Besides, RESPONDENT is acknowledged, in order to recognize Specialty Devices excused from liability it should prove impossibility to choose another “auxiliary suppliers” or procure, produce goods in any other manner [ Comments on Article 79 from seminal 1986 by Peter Schlechtriem, p.104].

These requirements are met through the case of non-replaceable goods, that made Specialty Devices not capable to find on the market goods of similar quality and perform its obligations timely [CLOUT case No. 277 Oberlandesgericht Hamburg, Germany, 28 February 1997].

Irreplaceability can be proved by the fact that at the time of impediment there were no substitute chips with comparable qualities available [Pro. Or. 12]. Utilization of rival chips after their launching or even “cloning” of the D-28 chips by another manufacturer would have involved more adverse delay in performance and additional costs [AfA, para. 9].

 

1) It is unreasonable to allege, that D-28 chips might have been supplied before fire occurred.

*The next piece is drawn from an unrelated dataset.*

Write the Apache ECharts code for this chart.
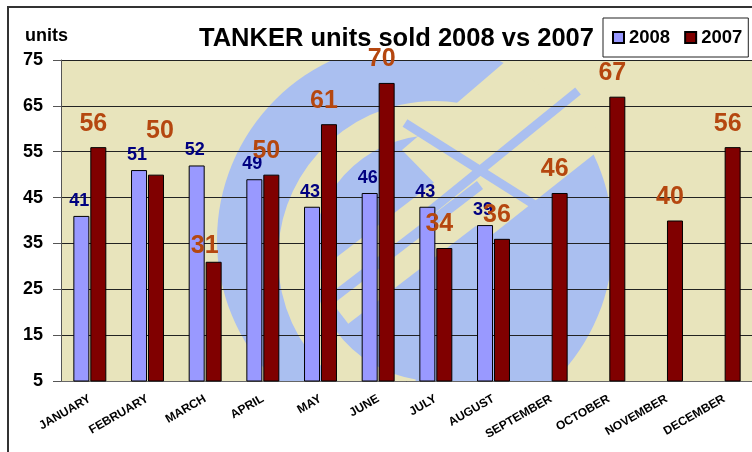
<!DOCTYPE html>
<html lang="en">
<head>
    <meta charset="UTF-8">
    <title>TANKER units sold</title>
    <script src="https://cdn.jsdelivr.net/npm/echarts@6/dist/echarts.min.js"></script>
    <style>
        html, body { margin: 0; padding: 0; background: #fff; }
    </style>
</head>
<body>
<div id="chart" style="width:752px;height:452px;"></div>
<script>
    // chart data
    var months = ['JANUARY', 'FEBRUARY', 'MARCH', 'APRIL', 'MAY', 'JUNE',
        'JULY', 'AUGUST', 'SEPTEMBER', 'OCTOBER', 'NOVEMBER', 'DECEMBER'];
    var units2008 = [41, 51, 52, 49, 43, 46, 43, 39, null, null, null, null];
    var units2007 = [56, 50, 31, 50, 61, 70, 34, 36, 46, 67, 40, 56];

    // a couple of 2007 labels sit away from their bars in the original
    var nudge2007 = {1: [4, -20], 2: [-9, 8]};

    var font = 'Liberation Sans, Arial, sans-serif';
    var beige = '#e8e4bc';
    var wmBlue = '#aabff0';

    var chart = echarts.init(document.getElementById('chart'));

    // faded logo behind the bars, then white covers outside the plot
    var watermark = [
        {type: 'rect', z: -30, shape: {x: 61, y: 60, width: 700, height: 321}, style: {fill: beige}},
        {type: 'circle', z: -29, shape: {cx: 415, cy: 240, r: 198}, style: {fill: wmBlue}},
        {type: 'arc', z: -28, shape: {cx: 435, cy: 258, r: 140, startAngle: Math.PI * 0.55, endAngle: Math.PI * 1.75}, style: {fill: 'none', stroke: beige, lineWidth: 34}},
        {type: 'line', z: -27, shape: {x1: 330, y1: 300, x2: 480, y2: 185}, style: {stroke: beige, lineWidth: 60}},
        {type: 'polygon', z: -26, shape: {points: [[507, 60], [612, 140], [488, 238], [402, 150]]}, style: {fill: beige}},
        {type: 'line', z: -25, shape: {x1: 405, y1: 123, x2: 565, y2: 224}, style: {stroke: wmBlue, lineWidth: 9}},
        {type: 'line', z: -25, shape: {x1: 425, y1: 215, x2: 578, y2: 91}, style: {stroke: wmBlue, lineWidth: 9}},
        {type: 'line', z: -25, shape: {x1: 330, y1: 300, x2: 480, y2: 185}, style: {stroke: wmBlue, lineWidth: 10}},
        {type: 'rect', z: -10, shape: {x: 0, y: 0, width: 752, height: 60}, style: {fill: '#fff'}},
        {type: 'rect', z: -10, shape: {x: 0, y: 381, width: 752, height: 71}, style: {fill: '#fff'}},
        {type: 'rect', z: -10, shape: {x: 0, y: 0, width: 61, height: 452}, style: {fill: '#fff'}},
        {type: 'polyline', z: -5, shape: {points: [[8, 460], [8, 7], [760, 7]]}, style: {stroke: '#333', lineWidth: 2, fill: 'none'}},
        {type: 'text', z: 5, left: 25, top: 27, style: {text: 'units', font: 'bold 18px ' + font, fill: '#000'}}
    ];

    var data2007 = units2007.map(function (v, i) {
        if (!nudge2007[i]) return v;
        return {value: v, label: {offset: nudge2007[i]}};
    });

    var option = {
        backgroundColor: '#fff',
        animation: false,
        textStyle: {fontFamily: font},
        title: {
            text: 'TANKER units sold 2008 vs 2007',
            left: 199,
            top: 26,
            padding: 0,
            textStyle: {fontSize: 25.5, fontWeight: 'bold', color: '#000', fontFamily: font}
        },
        legend: {
            left: 603,
            top: 18,
            padding: [10, 6, 10, 9],
            itemWidth: 11,
            itemHeight: 11,
            itemGap: 14,
            icon: 'rect',
            backgroundColor: '#fff',
            borderColor: '#222',
            borderWidth: 1,
            textStyle: {fontSize: 18.5, fontWeight: 'bold', color: '#000', fontFamily: font},
            data: ['2008', '2007']
        },
        graphic: watermark,
        grid: {
            left: 61,
            top: 60,
            width: 692,
            height: 321,
            containLabel: false,
            outerBoundsMode: 'none'
        },
        xAxis: {
            type: 'category',
            data: months,
            axisLine: {lineStyle: {color: '#666', width: 1}},
            axisTick: {length: 5, lineStyle: {color: '#777'}},
            axisLabel: {
                interval: 0,
                rotate: 30,
                margin: 17,
                fontSize: 12,
                fontWeight: 'bold',
                color: '#000',
                fontFamily: font
            },
            splitLine: {show: false}
        },
        yAxis: {
            type: 'value',
            min: 5,
            max: 75,
            interval: 10,
            axisLine: {show: true, lineStyle: {color: '#555', width: 1}},
            axisTick: {show: true, length: 8, lineStyle: {color: '#555'}},
            axisLabel: {
                margin: 18,
                fontSize: 18,
                fontWeight: 'bold',
                color: '#000',
                fontFamily: font
            },
            splitLine: {lineStyle: {color: '#222', width: 1}}
        },
        series: [
            {
                name: '2008',
                type: 'bar',
                data: units2008,
                barWidth: 16,
                barGap: '6%',
                itemStyle: {color: '#9999ff', borderColor: '#000', borderWidth: 1},
                label: {
                    show: true,
                    position: 'top',
                    distance: 6,
                    offset: [-2, 0],
                    color: '#000080',
                    fontSize: 18,
                    fontWeight: 'bold',
                    fontFamily: font
                }
            },
            {
                name: '2007',
                type: 'bar',
                data: data2007,
                barWidth: 16,
                itemStyle: {color: '#800000', borderColor: '#000', borderWidth: 1},
                label: {
                    show: true,
                    position: 'top',
                    distance: 11,
                    offset: [-5, 0],
                    color: '#b5470f',
                    fontSize: 25,
                    fontWeight: 'bold',
                    fontFamily: font
                }
            }
        ]
    };
    chart.setOption(option);
</script>
</body>
</html>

RESPONDENT argues, CLAIMANT is not entitled to make such a request for RESPONDENT as to provide facts proving RESPONDENT`s capability to perform its obligation timely [MoCl. Para.107]. The contract between CLAIMANT fixed only the final date on which obligation had to be performed. There were no intermediate dates agreed so, that can not give rise to the allegation to deliver the chips before the fire occurred.

It is reasonable to state due to High Performance is a sub-contractor of Specialty Devices and had its own schedule of delivery of chips to its customers and acted in accordance with it. Respondent could not influence on High Performance`s performance because it had no legal connection and therefore it had no legal authority to force them to deliver chips on calculated by CLAIMANT date. RESPONDENT itself could not influence High Performance to allocate chips to Specialty Devices, because RESPONDENT has no contractual obligations with it. (AfA, para)

As about the CLAIMANT`s statement concerning the RESPONDENT`s entrance into the contract, it contravene to the general rule of parties’ autonomy as a general principle of the International Private Law.